The only place Emily was open and vulnerable was at the clinic, behind Kelsey’s veil of privacy. David understood the good doctor’s vehemence over protecting the clinic’s confidentiality—he really did—but there were huge issues riding piggyback on Wes’s evasion. He had to get Kelsey to see that. It wasn’t just Griffin’s leadership at stake, it was the structure of the entire race.
His phone rang, and he had to dig it out from under the half-devoured bag of M&Ms on the coffee table.
“I got the report.” Griffin rarely said hello anymore. Moments like this, David didn’t know if he talked to his friend or his leader.
David scratched at his jaw. “He got away. Again.”
Goddamn Ofarian senses that could pick out magic at fifty paces. Wes could always tell when he’d closed in.
“It’s the closest you’ve gotten yet,” Griffin said, his voice gruff. “He’s running out of steam.”
“Was just thinking the same thing.”
Griffin sighed, deep and resigned, and David knew it was his friend now on the other end of the line. “Shit, man. You okay? Heard that fall was pretty spectacular.”
David snorted and shifted higher on the couch, tugging the flaps of his shirt closed. “I will be.”
“You see the doc?”
“Yep. You know she’s experimenting with combinations of magic and Primary medicine?”
“Yeah.” It was the first real spark of hope David had heard from Griffin in weeks. Maybe months. “Pretty amazing stuff. Should’ve been done decades ago.”

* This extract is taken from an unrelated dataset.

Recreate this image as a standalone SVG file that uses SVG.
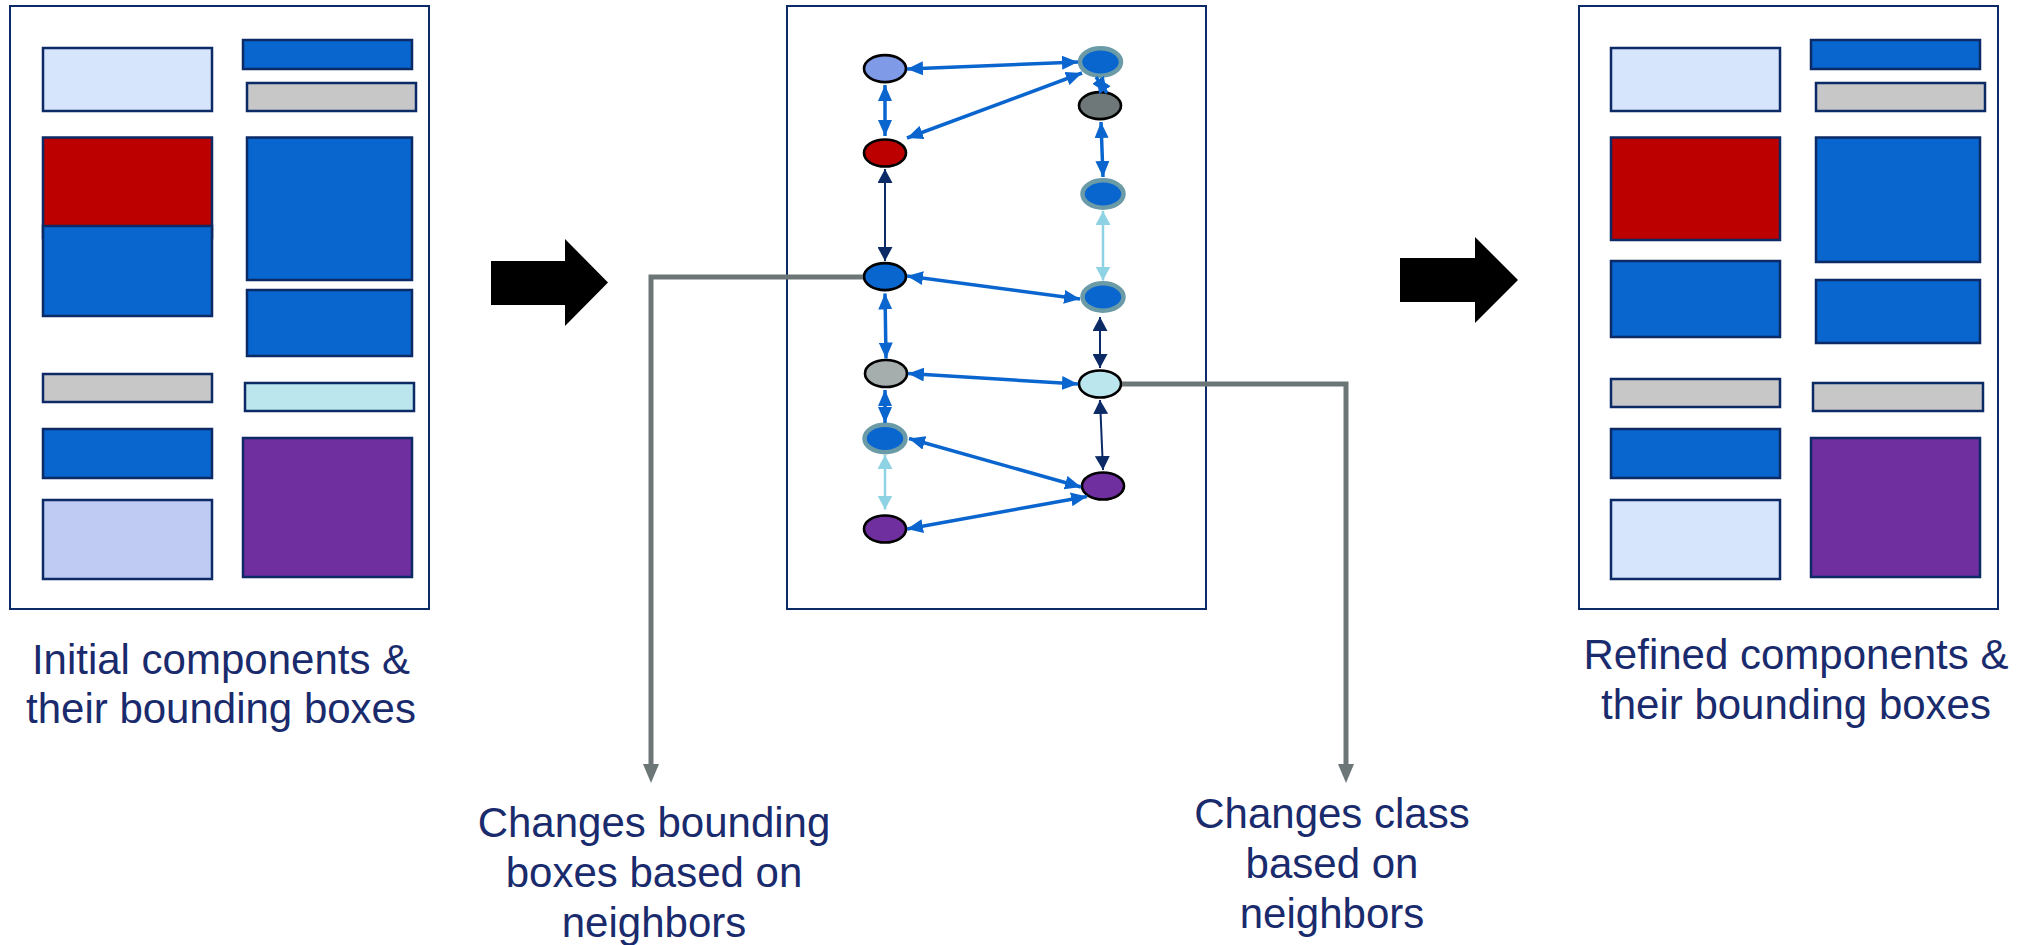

That’s as far as they took that discussion. None of Kelsey’s findings would matter if the race splintered apart, if they couldn’t move forward into the future as one.
“How is she otherwise?” Griffin asked.
“Just told you.”
“That’s not what I meant.”
David closed his eyes, pinched the bridge of his nose. “The same.”
Griffin exhaled. “Sorry, man.”
David had never voiced his feelings for Kelsey. He hadn’t had to. Griffin was a smart son of a bitch who knew David’s emotions, just as David was well aware of Griffin’s heartache over his broken engagement to Gwen, who’d chosen another man, and a Primary at that. They were two sorry, unwanted assholes. Should have been funny, except that it wasn’t.
“It is what it is. Or was. Or never will be.” David struggled off the couch. “You calling on official business or just to remind me of my failures?”
“Both, apparently. I need your help.”
“Whatever you need. You know that.”
“I’m getting the Fragment out of the vault tomorrow before the Star Gala. I’d like you to come with me.”
The Ofarians’ most sacred artifact, used during their most revered holiday. A big deal, to say the least.
“Our fearless leader needs help turning the key in the lock?”
Griffin chuckled. “Fuck you.”
“I’m not good for much else. My chest is black and blue and hurts like a mother. Not sure I can carry a hunk of rock very well.”
“I’ll carry it. I just . . . need you there.”
The heaviness in Griffin’s tone gave David pause. Many times over the past few months they’d been in the same room when important issues had barreled down on the race, but Griffin excelled in portraying confidence. Diligence. Intelligence. As an Ofarian, David didn’t want to hear such fear and doubt in his leader’s voice. As a friend, it hurt even more.
“Absolutely,” he said. “Anything you need.”